▸ **AIM OF THE EXERCISE**
Copy down every line where the string "with" shows up.

▸ **DATA PROVIDED**
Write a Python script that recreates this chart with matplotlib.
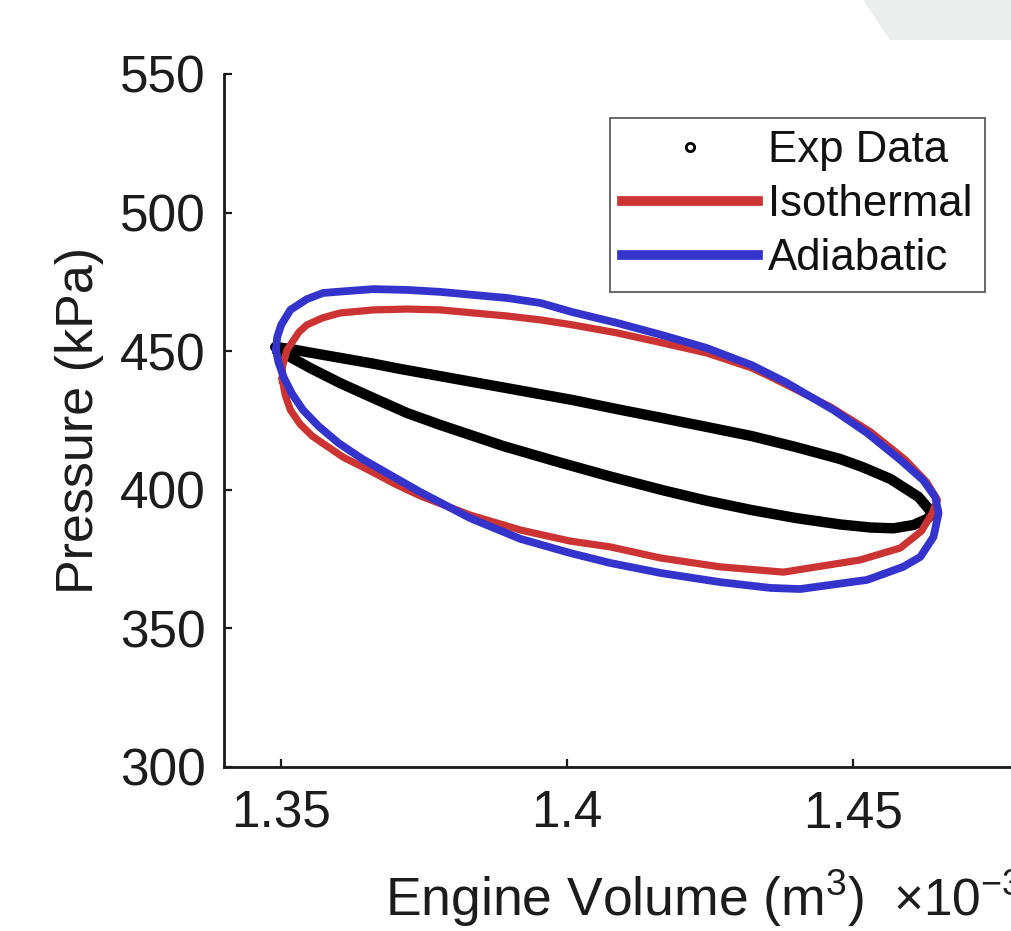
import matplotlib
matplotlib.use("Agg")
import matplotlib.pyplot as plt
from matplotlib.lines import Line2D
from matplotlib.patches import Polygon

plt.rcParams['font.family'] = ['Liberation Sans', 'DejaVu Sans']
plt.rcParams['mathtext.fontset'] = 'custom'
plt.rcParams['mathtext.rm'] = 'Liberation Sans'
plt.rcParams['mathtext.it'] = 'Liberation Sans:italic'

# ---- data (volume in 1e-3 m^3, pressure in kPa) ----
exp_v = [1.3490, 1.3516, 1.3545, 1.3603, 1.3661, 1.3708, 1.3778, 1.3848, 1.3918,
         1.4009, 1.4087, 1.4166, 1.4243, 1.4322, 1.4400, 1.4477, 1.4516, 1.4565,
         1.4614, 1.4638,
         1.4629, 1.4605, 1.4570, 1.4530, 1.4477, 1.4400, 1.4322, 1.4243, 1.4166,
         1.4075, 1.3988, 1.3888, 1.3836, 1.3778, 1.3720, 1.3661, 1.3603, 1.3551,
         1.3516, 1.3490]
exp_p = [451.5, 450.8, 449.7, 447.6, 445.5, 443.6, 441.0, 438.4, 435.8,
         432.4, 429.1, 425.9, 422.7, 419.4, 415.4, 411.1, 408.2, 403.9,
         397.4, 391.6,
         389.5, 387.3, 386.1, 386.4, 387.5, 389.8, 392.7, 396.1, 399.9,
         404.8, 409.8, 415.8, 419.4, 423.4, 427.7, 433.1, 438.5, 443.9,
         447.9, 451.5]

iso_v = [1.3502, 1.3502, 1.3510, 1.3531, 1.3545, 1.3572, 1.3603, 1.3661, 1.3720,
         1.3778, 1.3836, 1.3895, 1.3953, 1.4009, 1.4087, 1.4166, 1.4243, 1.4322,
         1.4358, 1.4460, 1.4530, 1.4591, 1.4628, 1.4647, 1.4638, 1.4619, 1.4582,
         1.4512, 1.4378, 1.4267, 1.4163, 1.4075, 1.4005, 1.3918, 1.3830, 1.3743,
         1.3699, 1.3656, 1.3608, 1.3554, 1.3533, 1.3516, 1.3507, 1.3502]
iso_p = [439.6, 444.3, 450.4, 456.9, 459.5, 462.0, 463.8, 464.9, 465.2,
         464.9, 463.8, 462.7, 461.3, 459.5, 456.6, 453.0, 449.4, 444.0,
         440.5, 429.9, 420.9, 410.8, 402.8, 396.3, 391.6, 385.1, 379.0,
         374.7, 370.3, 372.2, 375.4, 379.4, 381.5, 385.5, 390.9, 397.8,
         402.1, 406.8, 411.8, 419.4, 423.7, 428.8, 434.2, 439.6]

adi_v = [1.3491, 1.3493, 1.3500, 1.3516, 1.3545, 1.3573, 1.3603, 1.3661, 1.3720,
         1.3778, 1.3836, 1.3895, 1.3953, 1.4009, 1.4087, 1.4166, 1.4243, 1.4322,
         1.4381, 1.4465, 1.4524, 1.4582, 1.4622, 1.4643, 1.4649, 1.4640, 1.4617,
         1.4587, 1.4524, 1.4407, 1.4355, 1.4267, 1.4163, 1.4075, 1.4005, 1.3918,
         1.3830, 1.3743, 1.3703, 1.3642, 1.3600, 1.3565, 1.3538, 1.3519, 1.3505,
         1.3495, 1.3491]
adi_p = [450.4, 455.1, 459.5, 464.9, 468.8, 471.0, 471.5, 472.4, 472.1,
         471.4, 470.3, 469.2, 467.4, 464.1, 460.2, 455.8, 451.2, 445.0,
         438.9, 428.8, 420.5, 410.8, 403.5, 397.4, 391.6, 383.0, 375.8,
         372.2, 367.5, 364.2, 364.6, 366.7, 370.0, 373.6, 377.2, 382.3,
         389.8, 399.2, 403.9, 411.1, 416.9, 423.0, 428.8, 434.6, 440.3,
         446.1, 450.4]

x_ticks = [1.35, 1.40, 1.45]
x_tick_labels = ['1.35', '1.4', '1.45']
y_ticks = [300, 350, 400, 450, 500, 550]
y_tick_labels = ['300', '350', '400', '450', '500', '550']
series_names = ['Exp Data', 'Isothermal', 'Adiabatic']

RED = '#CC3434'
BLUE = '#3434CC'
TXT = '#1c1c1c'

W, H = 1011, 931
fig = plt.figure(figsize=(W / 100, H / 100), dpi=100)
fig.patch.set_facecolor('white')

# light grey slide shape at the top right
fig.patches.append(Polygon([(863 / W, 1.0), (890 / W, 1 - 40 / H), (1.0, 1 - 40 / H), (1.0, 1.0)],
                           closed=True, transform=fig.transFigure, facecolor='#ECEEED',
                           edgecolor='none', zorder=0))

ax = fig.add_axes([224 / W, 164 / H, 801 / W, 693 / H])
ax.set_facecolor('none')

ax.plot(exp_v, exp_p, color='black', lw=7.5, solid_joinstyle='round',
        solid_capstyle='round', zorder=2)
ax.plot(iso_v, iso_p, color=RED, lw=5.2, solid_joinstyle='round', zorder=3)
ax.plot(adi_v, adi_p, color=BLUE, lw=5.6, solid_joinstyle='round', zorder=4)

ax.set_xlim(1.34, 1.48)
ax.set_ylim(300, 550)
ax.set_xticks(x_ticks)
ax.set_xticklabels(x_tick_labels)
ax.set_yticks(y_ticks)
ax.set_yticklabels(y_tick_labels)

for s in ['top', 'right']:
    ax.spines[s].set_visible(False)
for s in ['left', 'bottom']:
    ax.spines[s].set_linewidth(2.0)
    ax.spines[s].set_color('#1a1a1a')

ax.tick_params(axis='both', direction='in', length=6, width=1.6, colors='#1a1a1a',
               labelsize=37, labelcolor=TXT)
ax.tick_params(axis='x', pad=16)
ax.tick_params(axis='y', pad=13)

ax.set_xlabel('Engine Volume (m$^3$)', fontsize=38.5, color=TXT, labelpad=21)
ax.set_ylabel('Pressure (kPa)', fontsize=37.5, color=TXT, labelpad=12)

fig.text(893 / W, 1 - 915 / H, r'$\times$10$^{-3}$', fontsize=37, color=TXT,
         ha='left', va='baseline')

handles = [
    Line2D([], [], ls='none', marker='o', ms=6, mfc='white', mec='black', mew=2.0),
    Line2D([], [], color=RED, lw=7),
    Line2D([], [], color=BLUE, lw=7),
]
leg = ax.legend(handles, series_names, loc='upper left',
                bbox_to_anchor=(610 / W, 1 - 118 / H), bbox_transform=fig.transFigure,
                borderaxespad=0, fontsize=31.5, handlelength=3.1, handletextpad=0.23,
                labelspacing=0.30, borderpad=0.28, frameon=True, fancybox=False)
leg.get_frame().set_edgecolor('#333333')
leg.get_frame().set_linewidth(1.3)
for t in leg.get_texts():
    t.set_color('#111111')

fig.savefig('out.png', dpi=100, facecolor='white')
--
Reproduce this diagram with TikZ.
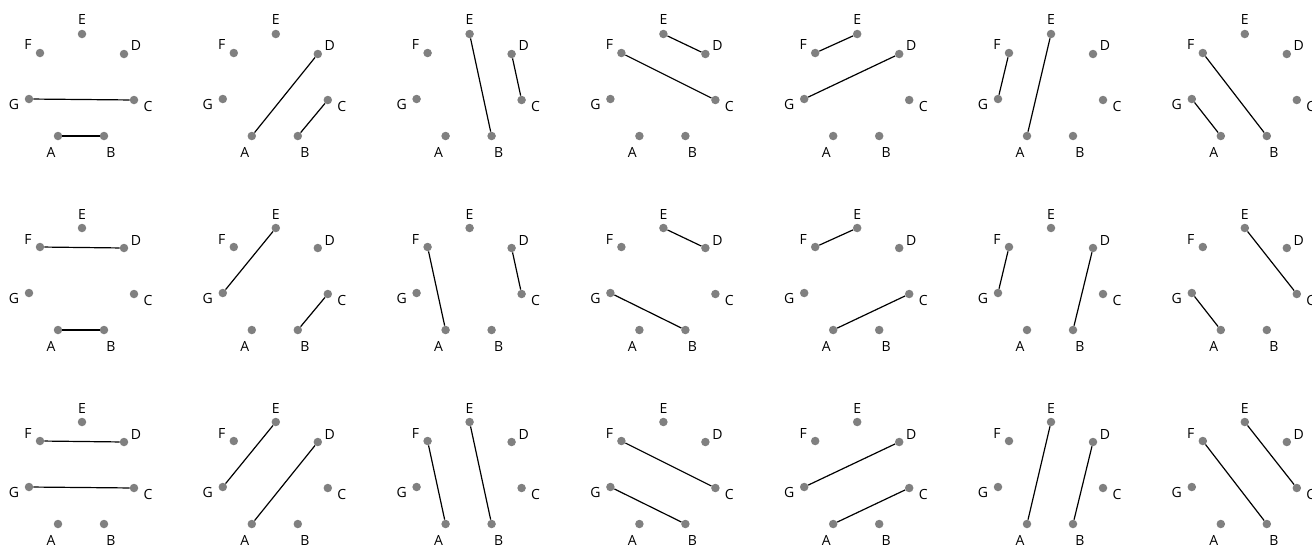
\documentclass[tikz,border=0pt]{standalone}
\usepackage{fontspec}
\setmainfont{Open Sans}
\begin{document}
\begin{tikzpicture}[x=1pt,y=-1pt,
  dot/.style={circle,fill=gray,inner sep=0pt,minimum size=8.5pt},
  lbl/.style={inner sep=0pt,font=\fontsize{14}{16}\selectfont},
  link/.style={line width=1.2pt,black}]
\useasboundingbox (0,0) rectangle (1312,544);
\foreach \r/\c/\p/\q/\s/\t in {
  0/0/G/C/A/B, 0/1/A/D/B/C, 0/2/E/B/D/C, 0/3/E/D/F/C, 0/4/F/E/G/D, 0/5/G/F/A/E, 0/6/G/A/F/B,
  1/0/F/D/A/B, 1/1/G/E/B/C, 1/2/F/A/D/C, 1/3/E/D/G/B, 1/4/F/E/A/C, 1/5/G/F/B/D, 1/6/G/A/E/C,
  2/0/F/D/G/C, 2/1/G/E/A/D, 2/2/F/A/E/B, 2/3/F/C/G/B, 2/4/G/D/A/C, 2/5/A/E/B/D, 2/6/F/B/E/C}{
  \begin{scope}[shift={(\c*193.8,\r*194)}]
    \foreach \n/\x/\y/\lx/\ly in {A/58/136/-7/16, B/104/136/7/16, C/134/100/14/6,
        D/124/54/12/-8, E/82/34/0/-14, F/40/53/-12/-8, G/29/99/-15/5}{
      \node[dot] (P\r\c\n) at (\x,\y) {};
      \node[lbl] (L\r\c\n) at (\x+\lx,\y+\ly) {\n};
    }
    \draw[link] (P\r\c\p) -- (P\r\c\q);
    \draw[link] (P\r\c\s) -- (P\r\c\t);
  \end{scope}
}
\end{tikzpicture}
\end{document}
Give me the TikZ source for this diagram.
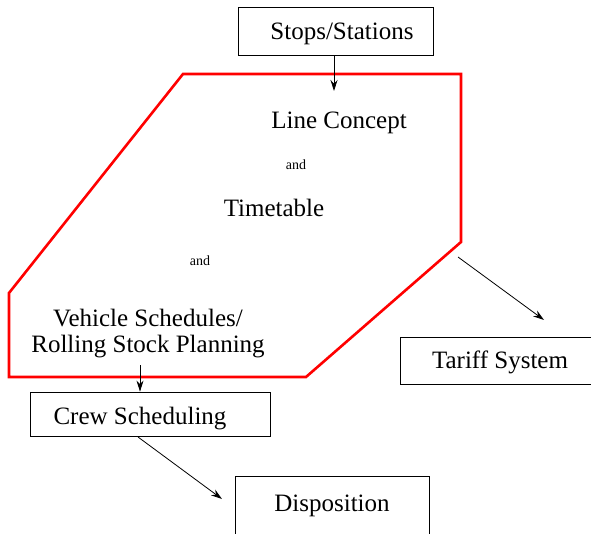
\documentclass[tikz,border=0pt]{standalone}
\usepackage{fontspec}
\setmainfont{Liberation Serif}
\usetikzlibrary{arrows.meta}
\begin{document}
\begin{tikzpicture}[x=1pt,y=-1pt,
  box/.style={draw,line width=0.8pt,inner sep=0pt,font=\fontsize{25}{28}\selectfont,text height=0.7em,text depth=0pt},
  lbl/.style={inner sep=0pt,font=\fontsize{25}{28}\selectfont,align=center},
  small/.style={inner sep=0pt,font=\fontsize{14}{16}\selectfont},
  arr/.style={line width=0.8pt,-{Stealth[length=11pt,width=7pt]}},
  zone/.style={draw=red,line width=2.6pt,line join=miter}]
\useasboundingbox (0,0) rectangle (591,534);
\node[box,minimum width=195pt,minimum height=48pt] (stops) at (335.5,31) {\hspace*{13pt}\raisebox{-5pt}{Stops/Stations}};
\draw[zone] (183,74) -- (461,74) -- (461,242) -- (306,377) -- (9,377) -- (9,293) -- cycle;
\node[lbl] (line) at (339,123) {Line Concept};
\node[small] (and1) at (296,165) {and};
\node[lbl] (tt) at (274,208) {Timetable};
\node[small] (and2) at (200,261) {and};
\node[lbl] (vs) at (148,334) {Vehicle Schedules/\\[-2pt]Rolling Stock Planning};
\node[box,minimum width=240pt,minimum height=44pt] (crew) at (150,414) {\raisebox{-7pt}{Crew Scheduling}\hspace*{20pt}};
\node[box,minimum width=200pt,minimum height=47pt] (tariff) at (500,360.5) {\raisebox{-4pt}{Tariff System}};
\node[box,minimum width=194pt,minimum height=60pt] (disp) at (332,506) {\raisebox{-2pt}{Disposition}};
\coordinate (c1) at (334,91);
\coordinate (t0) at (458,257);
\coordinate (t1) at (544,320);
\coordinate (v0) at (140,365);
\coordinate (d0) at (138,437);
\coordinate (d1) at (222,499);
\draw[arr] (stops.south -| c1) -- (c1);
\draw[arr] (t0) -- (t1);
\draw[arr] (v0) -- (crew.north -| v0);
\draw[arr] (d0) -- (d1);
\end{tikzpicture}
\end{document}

▸ **SOLUTION TO THIS EXERCISE**
Write a Python script that recreates this chart with matplotlib.
Reproduce this diagram with TikZ.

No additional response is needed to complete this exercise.